Craig McElhatton

Personal information
- Full name: Craig McElhatton

Playing information
Club
| Years | Team | Pld | T | G | FG | P |
| ≤1995–≥95 | Dudley Hill |  |  |  |  |  |
| ≤1997–≥97 | Bradford Bulls |  |  |  |  |  |
|  | Total | 0 | 0 | 0 | 0 | 0 |
Representative
| Years | Team | Pld | T | G | FG | P |
| 1995–97 | Ireland | 5 |  |  |  |  |
- Source:

= Craig McElhatton =

Ireland international rugby league footballer

Craig McElhatton is a former professional rugby league footballer who played in the 1990s. He played at representative level for Ireland, and at club level for Dudley Hill and Bradford Bulls.
Craig was a Great Britain junior.
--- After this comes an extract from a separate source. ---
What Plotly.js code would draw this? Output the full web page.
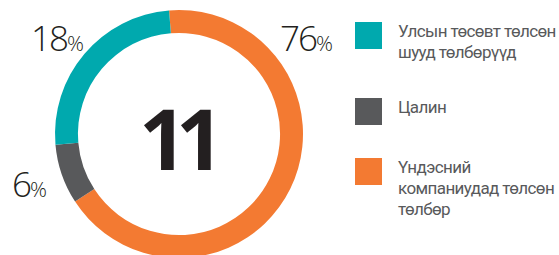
<!DOCTYPE html>
<html>
<head>
<meta charset="utf-8">
<script src="https://cdn.plot.ly/plotly-3.0.1.min.js"></script>
<style>
html,body{margin:0;padding:0;overflow:hidden;background:#fff;}
#chart{width:559px;height:264px;}
</style>
</head>
<body>
<div id="chart"></div>
<script>
// Data (order clockwise from the top)
const categories = ['Үндэсний компаниудад төлсөн төлбөр', 'Цалин', 'Улсын төсөвт төлсөн шууд төлбөрүүд'];
const legendLabels = [['Үндэсний', 'компаниудад төлсөн', 'төлбөр'], ['Цалин'], ['Улсын төсөвт төлсөн', 'шууд төлбөрүүд']];
// arc shares as drawn in the picture
const arcShares = [67.1, 7.8, 25.1];
// percentage labels printed on the chart
const pctLabels = ['76', '6', '18'];
const colors = ['#F37A32', '#58595B', '#00A9AE'];
const centerValue = '11';

const W = 559, H = 264;
const px = (x) => x / W;
const py = (y) => 1 - y / H;

const trace = {
  type: 'pie',
  labels: categories,
  values: arcShares,
  marker: {colors: colors, line: {width: 0}},
  hole: 0.815,
  sort: false,
  direction: 'clockwise',
  rotation: -4.6,
  textinfo: 'none',
  hoverinfo: 'skip',
  showlegend: false,
  domain: {x: [px(55), px(303)], y: [py(258), py(10)]}
};

// label positions (pixels) for percentage labels, same order as categories
const pctPos = [[306, 38], [29, 183], [57, 38]];
const annotations = [];
pctLabels.forEach((v, i) => {
  annotations.push({
    xref: 'paper', yref: 'paper', x: px(pctPos[i][0]), y: py(pctPos[i][1]),
    xanchor: 'center', yanchor: 'middle', showarrow: false,
    text: '<span style="letter-spacing:-2px">' + v + '</span><span style="font-size:21px">%</span>',
    font: {family: 'Open Sans', size: 35, color: '#231F20', weight: 300}
  });
});
annotations.push({
  xref: 'paper', yref: 'paper', x: px(176), y: py(137),
  xanchor: 'center', yanchor: 'middle', showarrow: false,
  text: '<span style="letter-spacing:-11px">' + centerValue + '</span>',
  font: {family: 'Open Sans', size: 84, color: '#231F20', weight: 700}
});

// custom legend (top-to-bottom order: teal, gray, orange)
const legendOrder = [2, 1, 0];
const legendTops = [22, 98, 158];
const lineGap = 21;
const shapes = [];
legendOrder.forEach((idx, k) => {
  const top = legendTops[k];
  shapes.push({
    type: 'rect', xref: 'paper', yref: 'paper',
    x0: px(355), x1: px(382), y0: py(top + 27), y1: py(top),
    fillcolor: colors[idx], line: {width: 0}
  });
  legendLabels[idx].forEach((line, j) => {
    annotations.push({
      xref: 'paper', yref: 'paper', x: px(396), y: py(top + 9 + j * lineGap),
      xanchor: 'left', yanchor: 'middle', align: 'left', showarrow: false,
      text: '<span style="letter-spacing:-0.6px">' + line + '</span>',
      font: {family: 'Roboto', size: 17, color: '#58595B'}
    });
  });
});

Plotly.newPlot('chart', [trace], {
  width: W, height: H,
  margin: {l: 0, r: 0, t: 0, b: 0, pad: 0},
  paper_bgcolor: '#fff', plot_bgcolor: '#fff',
  showlegend: false,
  shapes: shapes,
  annotations: annotations
}, {staticPlot: true, displayModeBar: false});
</script>
</body>
</html>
He was a genuine half-back, playing at both scrum-half and stand-off.
His junior career started in the under 7s at Stanley Rangers. He played at Stanley through to the under 17s before moving to Normanton.
Craig signed professional for Wakefield Trinity. He also played for Nottingham, Hunslet and the Bradford Bulls.

==International honours==
Craig McElhatton won 4 caps (plus 1 as substitute) for Ireland in 1995–1997 while at Dudley Hill, and Bradford Bulls.